Check spelling on Linux with this cool script
Take a look back at Unix history with these old school commands to check spelling in a document.
Almost since its inception at Bell Labs, Unix was initially a document processing platform. Used by technical writers and editors across Bell, Unix provided powerful tools to work on documents. But the spell checker - an important tool for technical writers - didn't appear until 1974 with Unix 5th Edition.
Technical writers before Unix 5th Edition had to check spelling in a different way. Here's how they did it.
Separate into words
To understand how writers checked spelling on Unix, we first need to remember that documents were written using the nroff or troff document preparation systems. These documents are just plain text files with special command codes to control formatting and layout. Because everything was plain text, you could use almost any tool to analyze nroff and troff source files, including checking the spelling.
To spell check a document, we need to break up the document into individual words, and compare each word to a dictionary of correctly-spelled words. Let's start with these Unix commands to break up a plain text file into separate words. The tr
command (introduced with Unix 4th Edition in 1973) can translate characters from one set of characters, like this command that translates uppercase letters from the test.me
source file to lowercase letters in the tmp1
output file:
$ tr 'A-Z' 'a-z' < test.me > tmp1
Spaces can be turned into line breaks by using a similar tr
command:
$ tr ' ' '\n' < tmp1 > tmp2
The tr
program can also delete characters using the -d
option. Special characters like punctuation and numbers can be omitted; they are not really words:
$ tr -d '",.:;()?!_' < tmp2 > tmp3
We don't need to read from and write to temporary files. Unix 3rd Edition introduced a powerful feature, pipes, to string multiple commands together. With pipes, the output from one command is immediately directed into the next command, like this:
$ tr 'A-Z' 'a-z' < test.me | tr ' ' '\n' | tr -d '",.:;()?!_' > tmp3
Make them unique
Many of the words will likely be repeated throughout the document. You don't need to look up twenty instances of "the" or "and" - you only need to check them once if they are all spelled the same.
The sort
command is one of the oldest Unix tools, from Unix 1st Edition. Use this to sort the list of words alphabetically. Then you can use the uniq
program to compare the sorted list and eliminate repeated entries; the uniq
command first appeared in Unix 3rd Edition.

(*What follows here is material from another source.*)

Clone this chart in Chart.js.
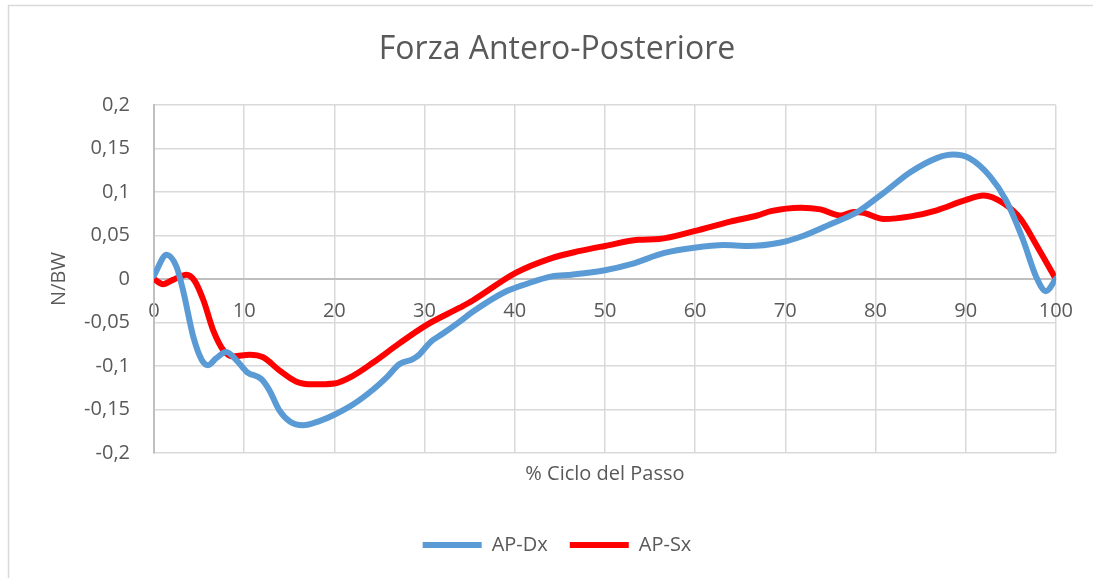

Using the output from the previous tr
commands, the second step reduces any repeated instances of words and saves the output to a new temporary file:
$ sort tmp3 | uniq > tmp4
Find misspelled words
Once we have a list of words from the original document, we need to look each one up in the dictionary. If the word exists in the dictionary, it's a valid word. If it's not there, it's probably misspelled.
The comm
program fits this role very well. comm
will compare two files, one line at a time, and generate three columns of text: lines that are unique to the first file, lines that are unique to the second file, and lines that are common to both.
Consider the list of words from the document we want to spell check; that's the first file. We want to compare this to a dictionary of correctly-spelled words; that's the second file. When we use comm
to compare the two files, we want the list of (misspelled) words that appear in the first file, but do not appear in the list of (correct) words from the dictionary. Using the command line options comm -2 -3
will suppress the second and third columns, only displaying the list of words from the first file that do not exist in the dictionary.
$ comm -2 -3 tmp4 words
Putting it all together
The power of pipes lets us connect all of the programs together into one command line. This separates an nroff document called test.me
into words, sorts them, finds the unique words, and compares the list against the dictionary. The output is a list of likely misspelled words:
$ tr 'A-Z' 'a-z' < test.me | tr ' ' '\n' | tr -d '",.:;()?!_' | sort | uniq | comm -2 -3 - words
+
=
0
1
let's
nf
nroff
smple
Most of these are actually spelled correctly, but the last line shows the word "sample" is misspelled in my original document:
.de (V
.ls 1
.nf
..
.de )V
.ls
.fi
..
.uh "Test document"
.ls 2
.pp
This is a smple nroff document to demonstrate how to change line
spacing and back again. Let's say I wrote a document that used
double line spacing but included plain text equations with a
custom macro that uses single spacing:
.(V
1 2
x = x + v t + _ a t
0 0 2
.)V
.pp
The first paragraph will use double line spacing, the equation
will be single spaced and not use fill, and the following
paragraph (this one) will go back to double line spacing.